New Delhi, May 19: A non-government organisation and an information activist today filed a joint plea in the Supreme Court for a directive declaring all national and regional parties "public authorities" so that their conduct, particularly sources of funds, could be brought under public scrutiny.

The Association for Democratic Reforms (ADR) and right to information (RTI) activist Subhash Chandra Agrawal said once such a directive comes, all parties would be bound to disclose their income and donations to ensure transparency and accountability, vital for a healthy democracy.

The petitioners said they had been compelled to approach the court as six major parties had refused to comply with two orders from the Central Information Commission (CIC), which had declared them public authorities and thus bound by the RTI Act to disclose their sources of funds.

The petition, filed through counsel Prashant Bhushan, relied on the CIC's June 2013 order that declared the Congress, BJP, CPM, CPI, Nationalist Congress Party and the Bahujan Samaj Party "public authorities" under Section 2(h) of the RTI Act.

In March this year, the CIC reiterated its 2013 order after the ADR and Agrawal complained that the parties were not complying with the directive.
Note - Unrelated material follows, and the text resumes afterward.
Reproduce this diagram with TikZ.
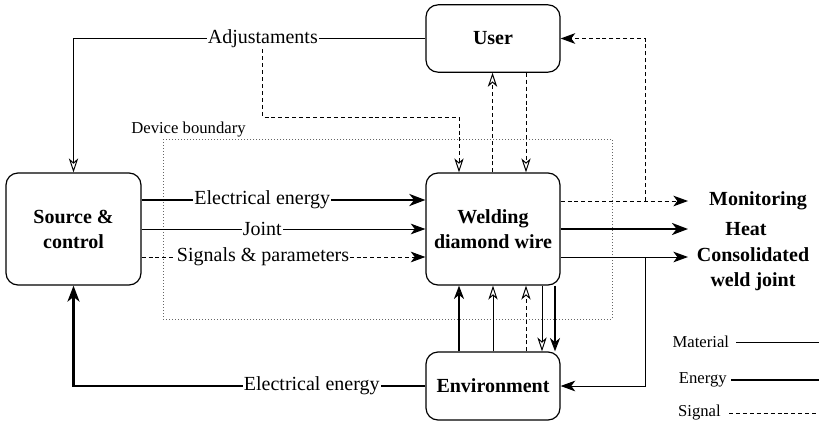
\documentclass[tikz,border=0pt]{standalone}
\usepackage{fontspec}
\setmainfont{Liberation Serif}
\usetikzlibrary{arrows.meta}
\begin{document}
\begin{tikzpicture}[x=0.75pt,y=-0.75pt,
  box/.style={draw,line width=0.9pt,rounded corners=9pt,align=center,
    font=\bfseries\fontsize{15}{18.75}\selectfont,minimum width=100.5pt},
  lbl/.style={fill=white,inner xsep=0.8pt,inner ysep=1pt,font=\fontsize{15}{18}\selectfont},
  outlbl/.style={font=\bfseries\fontsize{15}{18.75}\selectfont,align=center,inner sep=0pt},
  leg/.style={font=\fontsize{12.5}{15}\selectfont,anchor=east},
  mat/.style={line width=0.75pt},
  en/.style={line width=1.9pt},
  sig/.style={line width=0.75pt,dash pattern=on 3pt off 2.2pt},
  fa/.style={-{Stealth[length=11pt,width=8pt,inset=3pt]}},
  fat/.style={-{Stealth[length=12pt,width=9pt,inset=3.5pt]}},
  oa/.style={-{Stealth[open,length=10.5pt,width=7pt,inset=3pt]}},
  oat/.style={-{Stealth[open,length=10pt,width=7.5pt,inset=3pt,line width=1.5pt]}},
]
\useasboundingbox (0,0) rectangle (820,425);

% device boundary
\draw[line width=0.6pt,gray!80!black,dash pattern=on 0.75pt off 1.5pt] (163,139) rectangle (612,319);
\node[font=\fontsize{12.5}{15}\selectfont,inner sep=0pt] (devb) at (188.5,130) {Device boundary};

% boxes
\node[box,minimum height=50.5pt] (user) at (493,38.5) {User};
\node[box,minimum height=84pt] (weld) at (493,229) {Welding\\diamond wire};
\node[box,minimum height=51pt] (env) at (493,386) {Environment};
\node[box,minimum height=84pt,minimum width=101.25pt] (src) at (73.5,229) {Source \&\\control};

% output labels
\node[outlbl] (mon) at (758,201) {Monitoring};
\node[outlbl] (heat) at (746,229) {Heat};
\node[outlbl] (cons) at (753,269.5) {Consolidated\\weld joint};
\coordinate (tipx) at (688,0);
\coordinate (br) at (645,0);

% Adjustaments
\draw[mat,oa] (user.west) -- node[lbl,pos=0.462] (adj) {Adjustaments} (src.north |- user.west) -- (src.north);
\coordinate (a2) at (459,117);
\draw[sig,oa] (adj.south) |- (a2) -- (a2 |- weld.north);

% user <-> weld
\draw[sig,oa] (weld.north -| 492.5,0) -- (user.south -| 492.5,0);
\draw[sig,oa] (user.south -| 526,0) -- (weld.north -| 526,0);

% source -> weld
\draw[en,fat] (src.east |- 0,200) -- node[lbl,pos=0.425] {Electrical energy} (weld.west |- 0,200);
\draw[mat,fa] (src.east |- 0,229) -- node[lbl,pos=0.425] {Joint} (weld.west |- 0,229);
\draw[sig,fa] (src.east |- 0,257) -- node[lbl,pos=0.428] {Signals \& parameters} (weld.west |- 0,257);

% outputs
\draw[sig,fa] (weld.east |- mon) -- (tipx |- mon);
\draw[sig,fa] (br |- mon) |- (user.east);
\draw[en,fat] (weld.east |- heat) -- (tipx |- heat);
\draw[mat,fa] (weld.east |- 0,257) -- (tipx |- 0,257);
\draw[mat,fa] (br |- 0,257) |- (env.east);

% env -> source
\draw[en,fat] (env.west) -- node[lbl,pos=0.323] {Electrical energy} (src.south |- env.west) -- (src.south);

% env <-> weld
\draw[en,oat] (env.north -| 459,0) -- (weld.south -| 459,0);
\draw[mat,oa] (env.north -| 493,0) -- (weld.south -| 493,0);
\draw[sig,oa] (env.north -| 526,0) -- (weld.south -| 526,0);
\draw[mat,oa] (weld.south -| 542,0) -- (env.north -| 542,0);
\draw[en,oat] (weld.south -| 555,0) -- (env.north -| 555,0);

% legend
\coordinate (lend) at (819,0);
\node[leg,inner xsep=5pt] (lm) at (736,342) {Material};
\draw[mat] (lm.east) -- (lend |- lm.east);
\node[leg,inner xsep=3pt] (le) at (731,380) {Energy};
\draw[en] (le.east) -- (lend |- le.east);
\node[leg,inner xsep=6pt] (ls) at (729,413) {Signal};
\draw[sig] (ls.east) -- (lend |- ls.east);
\end{tikzpicture}
\end{document}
But the parties still refused to do so.

In their public interest plea, the petitioners - who want the scope of the directive to be expanded to include all national and regional parties - submitted that parties rely heavily on donations to contest elections and manage their daily affairs.

The petitioners said Section 29C of the Representation of People Act, 1951, mandates that parties must submit details of contributions received in excess of Rs 20,000 from any person or a company to the Election Commission.
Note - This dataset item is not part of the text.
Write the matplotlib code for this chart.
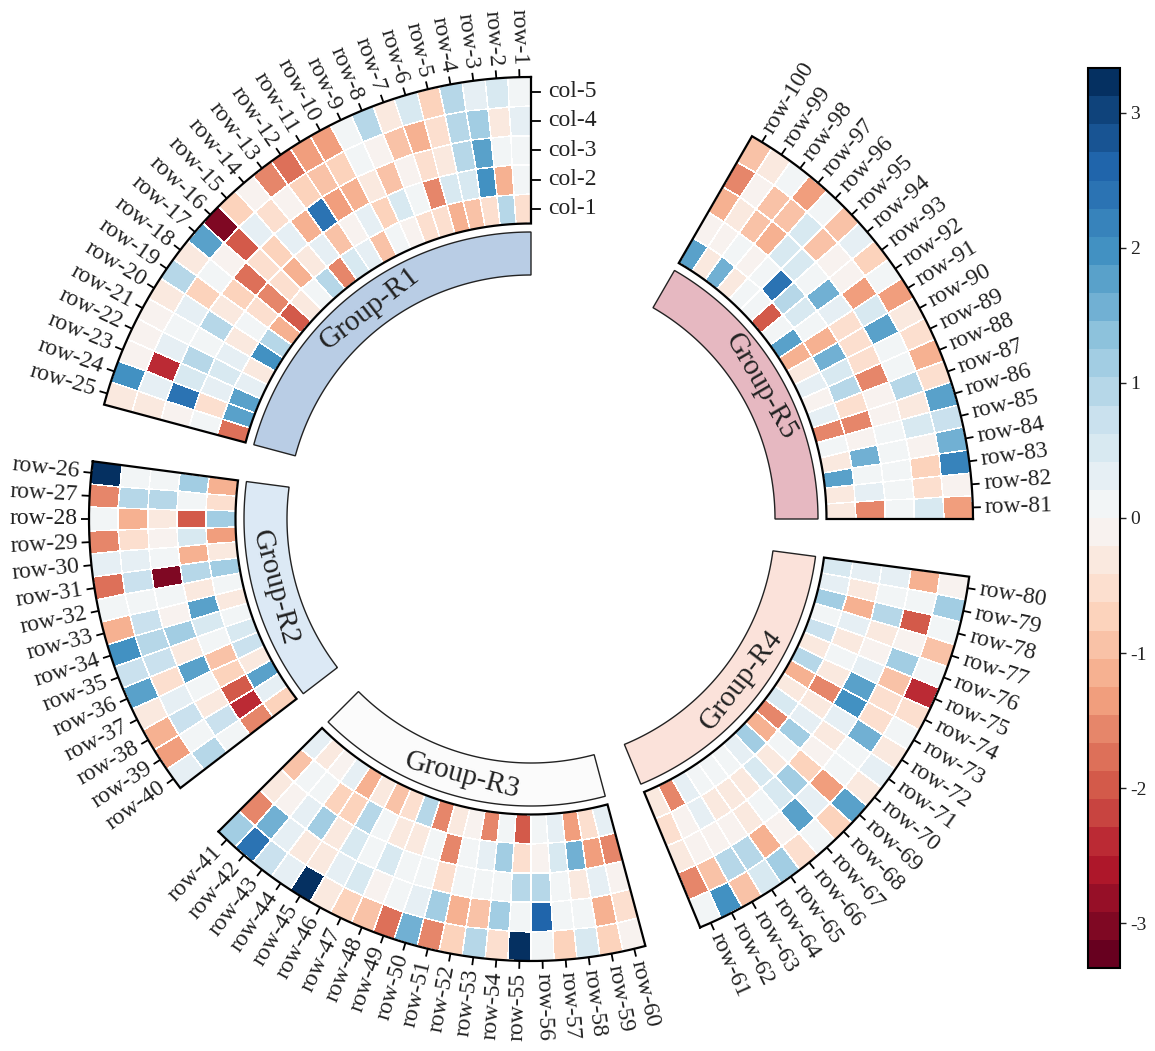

But no party adequately discloses the details, the petition said, pointing out that the practice of subjecting funds to public scrutiny was common in all major countries. "It is noteworthy that the same is already in practice in various countries such as the United Kingdom, Germany, the United States of America, Australia, Japan and the Philippines.
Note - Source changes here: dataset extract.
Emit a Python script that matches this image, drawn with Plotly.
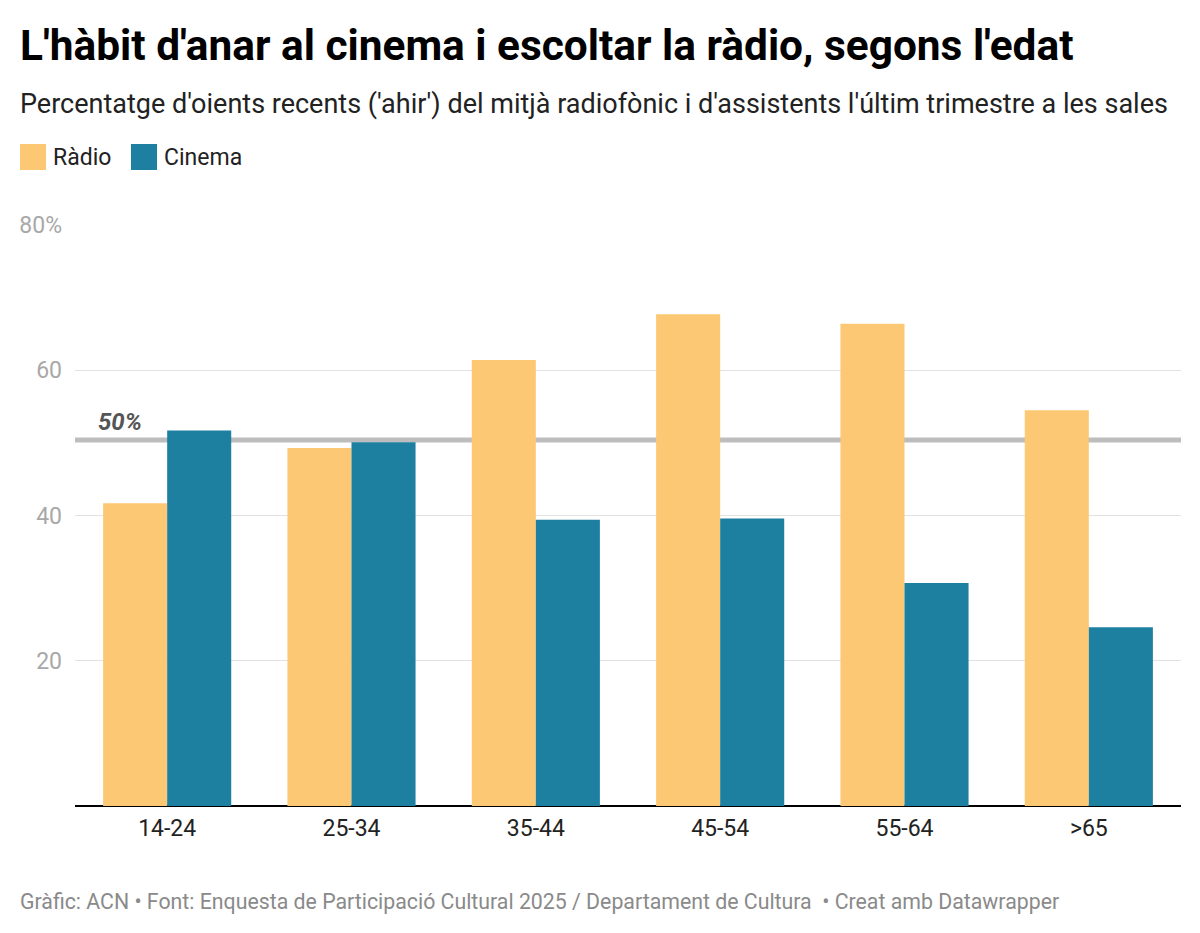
import plotly.graph_objects as go

categories = ["14-24", "25-34", "35-44", "45-54", "55-64", ">65"]
radio = [41.7, 49.3, 61.4, 67.7, 66.4, 54.5]
cinema = [51.7, 50.1, 39.4, 39.6, 30.7, 24.6]
reference_value = 50.4
reference_label = "50%"
y_tickvals = [20, 40, 60, 80]
y_ticktext = ["20", "40", "60", "80%"]

RADIO_COLOR = "#fcc874"
CINEMA_COLOR = "#1d80a1"

W, H = 1200, 933
ML, MR, MT, MB = 75, 19, 225, 127
PW = W - ML - MR
PH = H - MT - MB


def px_x(p):
    return (p - ML) / PW


def px_y(p):
    return (H - MB - p) / PH


fig = go.Figure()
fig.add_trace(go.Bar(x=categories, y=radio, name="Ràdio", marker_color=RADIO_COLOR,
                     marker_line_width=0, showlegend=False))
fig.add_trace(go.Bar(x=categories, y=cinema, name="Cinema", marker_color=CINEMA_COLOR,
                     marker_line_width=0, showlegend=False))

# reference line (behind bars)
fig.add_shape(type="line", xref="paper", yref="y", x0=0, x1=1,
              y0=reference_value, y1=reference_value,
              line=dict(color="#bdbdbd", width=5), layer="below")

annotations = [
    dict(text="<b>L'hàbit d'anar al cinema i escoltar la ràdio, segons l'edat</b>",
         x=px_x(18), y=px_y(45), xanchor="left", yanchor="middle",
         font=dict(family="Roboto", size=42.4, color="#000000")),
    dict(text="Percentatge d'oients recents ('ahir') del mitjà radiofònic i d'assistents l'últim trimestre a les sales",
         x=px_x(18), y=px_y(104), xanchor="left", yanchor="middle",
         font=dict(family="Roboto", size=27, color="#222222")),
    dict(text="Ràdio", x=px_x(51), y=px_y(157), xanchor="left", yanchor="middle",
         font=dict(family="Roboto", size=23, color="#222222")),
    dict(text="Cinema", x=px_x(162), y=px_y(157), xanchor="left", yanchor="middle",
         font=dict(family="Roboto", size=23, color="#222222")),
    dict(text="<b><i>" + reference_label + "</i></b>", x=px_x(96), y=reference_value,
         yref="y", xanchor="left", yanchor="bottom", yshift=2,
         font=dict(family="Roboto", size=24, color="#555555")),
    dict(text="Gràfic: ACN • Font: Enquesta de Participació Cultural 2025 / Departament de Cultura  • Creat amb Datawrapper",
         x=px_x(18), y=px_y(901), xanchor="left", yanchor="middle",
         font=dict(family="Roboto", size=21.3, color="#8a8a8a")),
]
for a in annotations:
    a.setdefault("xref", "paper")
    a.setdefault("yref", "paper")
    a["showarrow"] = False
    fig.add_annotation(**a)

# legend swatches
for x0, col in [(20, RADIO_COLOR), (131, CINEMA_COLOR)]:
    fig.add_shape(type="rect", xref="paper", yref="paper",
                  x0=px_x(x0), x1=px_x(x0 + 26), y0=px_y(170), y1=px_y(144),
                  fillcolor=col, line_width=0)

fig.update_layout(
    width=W, height=H,
    margin=dict(l=ML, r=MR, t=MT, b=MB, pad=0),
    paper_bgcolor="white", plot_bgcolor="white",
    barmode="group", bargap=0.305, bargroupgap=0,
    font=dict(family="Roboto"),
    showlegend=False,
)
fig.update_xaxes(showgrid=False, ticks="", showline=False, ticklabelstandoff=6,
                 tickfont=dict(family="Roboto", size=23, color="#222222"))
fig.update_yaxes(range=[0, 80], tickvals=y_tickvals, ticktext=y_ticktext,
                 showgrid=True, gridcolor="#e2e2e2", gridwidth=1,
                 zeroline=True, zerolinecolor="#000000", zerolinewidth=2,
                 showline=False, ticks="", ticklabelstandoff=12,
                 tickfont=dict(family="Roboto", size=23, color="#a8a8a8"))

fig.write_html("out.html")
"Similar practice is also followed in France, Italy, Brazil, Bulgaria, Bhutan and Nepal. In none of these countries it is possible for sources of funds to the tune of crores of rupees to be unknown, but it is so in India," the petition said.

The ADR has been at the forefront of electoral reforms in the country for the past 14 years. It was on the NGO's petition that the apex court had directed that all contestants must declare their financial assets and criminal records, if any.

But "important information about political parties, their income, expenditure, (and) complete details of donors are not disclosed by political parties for public scrutiny", the joint PIL said.

The petitioners contended that the right to information was part of a fundamental right in terms of Article 19(1)(a) of the Constitution that guarantees citizens the right to freedom of speech and expression.

They said a voter "speaks out or expresses" himself or herself by casting his or her vote. "To meet this purpose, information about the political parties is a must."